Begin with the first line of the material and write out each line exactly, ending with the line that contains "18, weight: 'bold'". Pictures are not part of the copy.

───── PROVIDED INFORMATION

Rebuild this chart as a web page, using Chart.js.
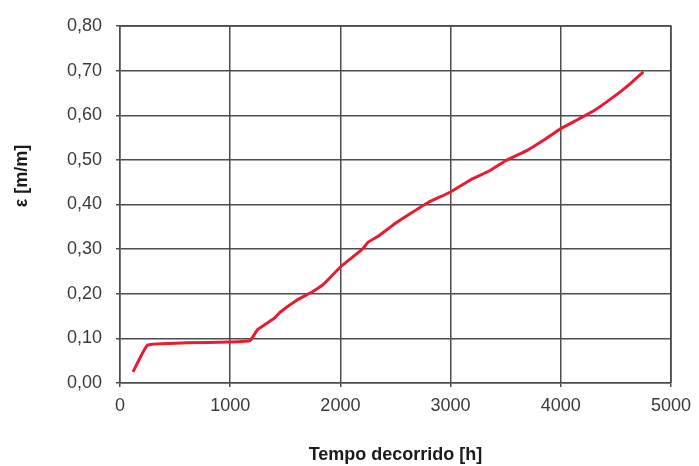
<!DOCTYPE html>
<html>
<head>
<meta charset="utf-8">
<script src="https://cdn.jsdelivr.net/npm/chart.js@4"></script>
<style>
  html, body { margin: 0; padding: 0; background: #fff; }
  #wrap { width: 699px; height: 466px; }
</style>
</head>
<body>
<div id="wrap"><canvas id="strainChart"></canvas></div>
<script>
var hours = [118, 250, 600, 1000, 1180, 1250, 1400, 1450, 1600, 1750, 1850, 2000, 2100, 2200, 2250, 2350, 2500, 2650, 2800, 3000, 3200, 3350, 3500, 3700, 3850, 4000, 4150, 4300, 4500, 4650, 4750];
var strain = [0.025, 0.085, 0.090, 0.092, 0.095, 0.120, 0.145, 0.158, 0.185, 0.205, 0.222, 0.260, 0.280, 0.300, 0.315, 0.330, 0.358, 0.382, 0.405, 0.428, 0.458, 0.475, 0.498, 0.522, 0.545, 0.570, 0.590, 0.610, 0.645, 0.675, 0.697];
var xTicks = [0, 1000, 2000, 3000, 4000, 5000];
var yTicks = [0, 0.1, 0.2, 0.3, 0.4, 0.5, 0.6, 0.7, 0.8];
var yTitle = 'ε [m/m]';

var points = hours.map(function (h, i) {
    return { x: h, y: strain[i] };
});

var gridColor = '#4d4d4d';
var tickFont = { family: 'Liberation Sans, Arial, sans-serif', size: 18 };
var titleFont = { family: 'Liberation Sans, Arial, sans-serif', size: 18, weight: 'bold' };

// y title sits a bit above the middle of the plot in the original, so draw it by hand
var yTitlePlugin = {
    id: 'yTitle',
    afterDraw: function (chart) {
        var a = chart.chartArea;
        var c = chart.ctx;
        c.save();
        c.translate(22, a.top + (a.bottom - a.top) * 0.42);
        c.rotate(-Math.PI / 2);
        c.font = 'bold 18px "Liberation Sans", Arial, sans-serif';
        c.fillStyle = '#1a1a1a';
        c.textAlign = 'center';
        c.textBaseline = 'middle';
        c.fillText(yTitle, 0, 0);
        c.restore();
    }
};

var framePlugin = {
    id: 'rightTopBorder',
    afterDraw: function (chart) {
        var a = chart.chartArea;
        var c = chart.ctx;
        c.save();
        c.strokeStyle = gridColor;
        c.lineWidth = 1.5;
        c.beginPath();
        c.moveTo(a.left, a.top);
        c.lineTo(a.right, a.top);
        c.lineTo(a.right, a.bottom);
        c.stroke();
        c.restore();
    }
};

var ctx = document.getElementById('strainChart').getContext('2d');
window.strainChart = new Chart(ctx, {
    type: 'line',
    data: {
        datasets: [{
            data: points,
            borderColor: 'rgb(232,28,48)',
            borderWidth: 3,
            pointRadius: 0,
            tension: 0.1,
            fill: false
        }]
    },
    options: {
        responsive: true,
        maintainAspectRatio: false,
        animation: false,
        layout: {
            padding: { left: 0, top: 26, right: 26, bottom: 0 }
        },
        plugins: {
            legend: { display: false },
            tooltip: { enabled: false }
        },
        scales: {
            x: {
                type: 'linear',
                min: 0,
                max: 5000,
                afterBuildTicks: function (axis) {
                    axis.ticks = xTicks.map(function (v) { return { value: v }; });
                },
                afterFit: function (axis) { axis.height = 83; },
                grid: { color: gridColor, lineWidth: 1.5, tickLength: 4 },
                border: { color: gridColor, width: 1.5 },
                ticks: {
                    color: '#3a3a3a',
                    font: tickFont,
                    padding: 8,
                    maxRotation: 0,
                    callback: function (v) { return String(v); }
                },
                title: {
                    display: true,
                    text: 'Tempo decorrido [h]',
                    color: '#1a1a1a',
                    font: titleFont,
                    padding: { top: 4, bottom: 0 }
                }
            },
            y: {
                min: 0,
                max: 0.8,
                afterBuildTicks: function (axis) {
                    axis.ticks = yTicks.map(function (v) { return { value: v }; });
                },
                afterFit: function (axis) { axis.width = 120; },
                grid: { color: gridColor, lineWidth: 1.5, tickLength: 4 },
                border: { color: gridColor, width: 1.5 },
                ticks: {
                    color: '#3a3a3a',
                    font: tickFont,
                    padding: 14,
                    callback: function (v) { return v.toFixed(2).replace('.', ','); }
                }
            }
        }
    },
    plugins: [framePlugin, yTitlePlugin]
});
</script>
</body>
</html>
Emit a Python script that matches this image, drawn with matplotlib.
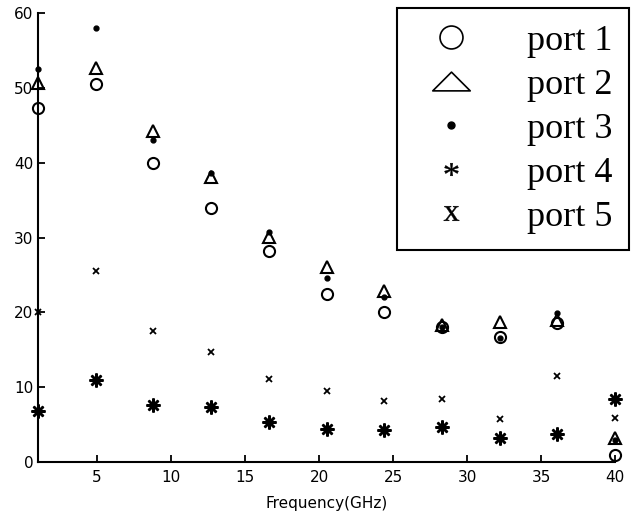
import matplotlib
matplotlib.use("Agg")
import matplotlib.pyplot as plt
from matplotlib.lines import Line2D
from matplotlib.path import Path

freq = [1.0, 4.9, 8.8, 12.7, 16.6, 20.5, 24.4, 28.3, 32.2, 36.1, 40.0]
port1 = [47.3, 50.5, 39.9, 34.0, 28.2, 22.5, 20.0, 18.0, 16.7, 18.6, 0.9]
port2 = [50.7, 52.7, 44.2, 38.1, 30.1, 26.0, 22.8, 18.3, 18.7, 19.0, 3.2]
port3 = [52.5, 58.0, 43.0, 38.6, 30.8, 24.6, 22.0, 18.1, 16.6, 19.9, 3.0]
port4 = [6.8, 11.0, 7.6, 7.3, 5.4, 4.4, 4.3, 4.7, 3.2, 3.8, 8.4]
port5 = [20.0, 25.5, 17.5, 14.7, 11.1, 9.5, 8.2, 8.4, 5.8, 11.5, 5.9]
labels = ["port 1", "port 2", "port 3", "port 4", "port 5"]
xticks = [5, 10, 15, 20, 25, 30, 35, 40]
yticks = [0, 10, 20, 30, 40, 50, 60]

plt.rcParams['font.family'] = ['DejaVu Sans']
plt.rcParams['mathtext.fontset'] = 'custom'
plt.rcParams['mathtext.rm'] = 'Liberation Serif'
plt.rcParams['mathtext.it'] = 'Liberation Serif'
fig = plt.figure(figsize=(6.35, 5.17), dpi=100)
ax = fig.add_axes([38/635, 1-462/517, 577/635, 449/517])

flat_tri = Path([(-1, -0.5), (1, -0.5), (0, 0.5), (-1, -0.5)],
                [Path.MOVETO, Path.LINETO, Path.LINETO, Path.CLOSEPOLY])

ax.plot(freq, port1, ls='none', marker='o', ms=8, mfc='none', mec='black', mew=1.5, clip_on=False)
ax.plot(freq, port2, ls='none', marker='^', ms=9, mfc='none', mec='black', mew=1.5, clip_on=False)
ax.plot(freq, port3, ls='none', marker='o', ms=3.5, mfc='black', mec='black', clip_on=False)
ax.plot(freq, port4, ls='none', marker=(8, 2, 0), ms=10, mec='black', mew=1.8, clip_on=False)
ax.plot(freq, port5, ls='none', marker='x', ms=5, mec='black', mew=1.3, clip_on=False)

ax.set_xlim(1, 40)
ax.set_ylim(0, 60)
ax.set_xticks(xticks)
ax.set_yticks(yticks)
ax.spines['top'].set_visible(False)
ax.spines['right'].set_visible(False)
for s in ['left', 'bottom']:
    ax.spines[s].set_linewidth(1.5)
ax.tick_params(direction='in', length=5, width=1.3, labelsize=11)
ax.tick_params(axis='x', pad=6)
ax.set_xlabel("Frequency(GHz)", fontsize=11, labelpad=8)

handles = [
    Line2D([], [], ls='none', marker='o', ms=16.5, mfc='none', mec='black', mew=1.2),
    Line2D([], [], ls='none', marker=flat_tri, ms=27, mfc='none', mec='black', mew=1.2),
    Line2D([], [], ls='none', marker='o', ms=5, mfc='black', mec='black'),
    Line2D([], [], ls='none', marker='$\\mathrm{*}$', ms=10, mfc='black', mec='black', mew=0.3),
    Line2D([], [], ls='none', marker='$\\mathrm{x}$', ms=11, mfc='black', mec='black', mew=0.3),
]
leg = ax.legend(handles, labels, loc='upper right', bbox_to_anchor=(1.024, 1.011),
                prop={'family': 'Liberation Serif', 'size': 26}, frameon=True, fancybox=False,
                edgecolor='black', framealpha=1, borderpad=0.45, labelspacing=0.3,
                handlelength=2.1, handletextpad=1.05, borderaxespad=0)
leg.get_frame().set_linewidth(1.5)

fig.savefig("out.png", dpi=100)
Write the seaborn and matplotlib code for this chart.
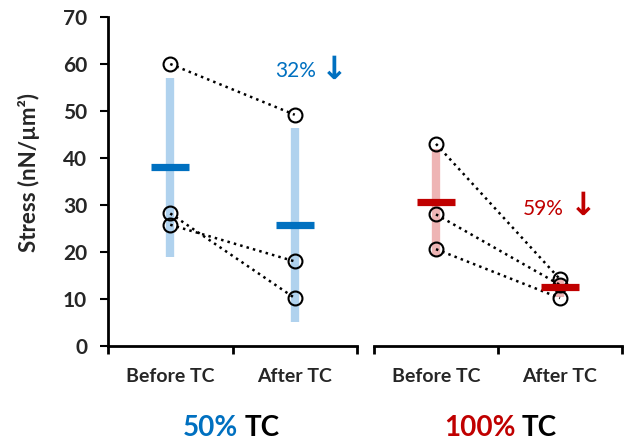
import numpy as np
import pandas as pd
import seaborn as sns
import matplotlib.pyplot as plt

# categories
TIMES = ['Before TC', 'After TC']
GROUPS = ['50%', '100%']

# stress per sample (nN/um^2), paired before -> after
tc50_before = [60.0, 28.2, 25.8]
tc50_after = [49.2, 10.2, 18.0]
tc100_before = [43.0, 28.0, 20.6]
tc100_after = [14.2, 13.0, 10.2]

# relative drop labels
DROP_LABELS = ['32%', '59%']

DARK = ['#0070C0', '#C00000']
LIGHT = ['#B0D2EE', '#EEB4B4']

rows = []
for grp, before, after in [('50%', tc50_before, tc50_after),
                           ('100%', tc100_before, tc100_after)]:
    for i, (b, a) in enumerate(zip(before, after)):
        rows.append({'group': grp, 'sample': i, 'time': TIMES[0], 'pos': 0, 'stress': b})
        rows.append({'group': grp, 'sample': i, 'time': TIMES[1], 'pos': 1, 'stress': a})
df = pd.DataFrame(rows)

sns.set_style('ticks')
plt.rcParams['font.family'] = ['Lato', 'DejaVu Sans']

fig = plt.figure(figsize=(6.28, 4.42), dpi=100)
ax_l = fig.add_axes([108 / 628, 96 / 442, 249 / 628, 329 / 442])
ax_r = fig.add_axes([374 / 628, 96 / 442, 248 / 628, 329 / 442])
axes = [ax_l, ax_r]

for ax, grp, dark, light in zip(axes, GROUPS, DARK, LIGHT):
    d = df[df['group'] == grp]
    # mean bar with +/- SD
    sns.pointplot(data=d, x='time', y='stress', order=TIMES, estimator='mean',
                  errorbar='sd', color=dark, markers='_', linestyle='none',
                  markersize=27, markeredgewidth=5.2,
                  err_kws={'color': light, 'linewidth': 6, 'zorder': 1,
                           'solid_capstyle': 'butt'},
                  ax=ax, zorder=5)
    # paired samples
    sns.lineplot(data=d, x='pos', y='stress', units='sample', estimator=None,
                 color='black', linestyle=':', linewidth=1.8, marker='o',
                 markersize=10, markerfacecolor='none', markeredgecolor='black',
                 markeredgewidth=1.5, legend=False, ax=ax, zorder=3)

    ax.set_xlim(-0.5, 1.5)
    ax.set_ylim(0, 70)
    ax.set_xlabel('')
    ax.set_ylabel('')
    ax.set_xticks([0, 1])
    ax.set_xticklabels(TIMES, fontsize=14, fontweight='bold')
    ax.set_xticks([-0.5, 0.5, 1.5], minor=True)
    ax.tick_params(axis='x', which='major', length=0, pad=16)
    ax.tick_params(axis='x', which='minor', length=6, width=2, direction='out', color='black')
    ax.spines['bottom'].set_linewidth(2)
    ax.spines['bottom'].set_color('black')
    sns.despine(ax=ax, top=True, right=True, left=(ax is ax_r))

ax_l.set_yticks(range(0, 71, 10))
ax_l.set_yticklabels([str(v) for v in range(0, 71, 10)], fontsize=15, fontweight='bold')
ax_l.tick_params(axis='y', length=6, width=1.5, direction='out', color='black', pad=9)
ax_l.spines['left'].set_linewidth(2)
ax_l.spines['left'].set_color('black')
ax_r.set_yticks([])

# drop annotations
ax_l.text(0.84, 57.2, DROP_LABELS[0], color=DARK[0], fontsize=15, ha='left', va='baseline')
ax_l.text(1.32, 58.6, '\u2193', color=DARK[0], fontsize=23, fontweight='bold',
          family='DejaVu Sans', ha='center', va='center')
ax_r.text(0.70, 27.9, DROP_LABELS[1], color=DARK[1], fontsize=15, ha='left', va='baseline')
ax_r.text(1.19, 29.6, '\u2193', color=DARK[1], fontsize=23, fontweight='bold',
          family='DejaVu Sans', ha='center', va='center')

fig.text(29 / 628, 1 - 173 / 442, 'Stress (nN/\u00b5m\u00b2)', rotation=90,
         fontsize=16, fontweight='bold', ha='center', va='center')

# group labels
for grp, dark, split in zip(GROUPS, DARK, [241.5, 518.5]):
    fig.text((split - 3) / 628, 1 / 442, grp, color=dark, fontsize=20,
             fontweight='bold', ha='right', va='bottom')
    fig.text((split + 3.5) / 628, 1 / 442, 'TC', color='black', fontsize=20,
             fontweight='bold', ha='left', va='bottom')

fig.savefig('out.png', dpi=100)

──────────

RESULT OF THIS EXERCISE =
Rebuild this chart as a web page, using Chart.js.
<!DOCTYPE html>
<html>
<head>
<meta charset="utf-8">
<script src="https://cdn.jsdelivr.net/npm/chart.js@4"></script>
<style>
  html, body { margin: 0; padding: 0; background: #fff; }
  #wrap { width: 699px; height: 466px; }
</style>
</head>
<body>
<div id="wrap"><canvas id="strainChart"></canvas></div>
<script>
var hours = [118, 250, 600, 1000, 1180, 1250, 1400, 1450, 1600, 1750, 1850, 2000, 2100, 2200, 2250, 2350, 2500, 2650, 2800, 3000, 3200, 3350, 3500, 3700, 3850, 4000, 4150, 4300, 4500, 4650, 4750];
var strain = [0.025, 0.085, 0.090, 0.092, 0.095, 0.120, 0.145, 0.158, 0.185, 0.205, 0.222, 0.260, 0.280, 0.300, 0.315, 0.330, 0.358, 0.382, 0.405, 0.428, 0.458, 0.475, 0.498, 0.522, 0.545, 0.570, 0.590, 0.610, 0.645, 0.675, 0.697];
var xTicks = [0, 1000, 2000, 3000, 4000, 5000];
var yTicks = [0, 0.1, 0.2, 0.3, 0.4, 0.5, 0.6, 0.7, 0.8];
var yTitle = 'ε [m/m]';

var points = hours.map(function (h, i) {
    return { x: h, y: strain[i] };
});

var gridColor = '#4d4d4d';
var tickFont = { family: 'Liberation Sans, Arial, sans-serif', size: 18 };
var titleFont = { family: 'Liberation Sans, Arial, sans-serif', size: 18, weight: 'bold' };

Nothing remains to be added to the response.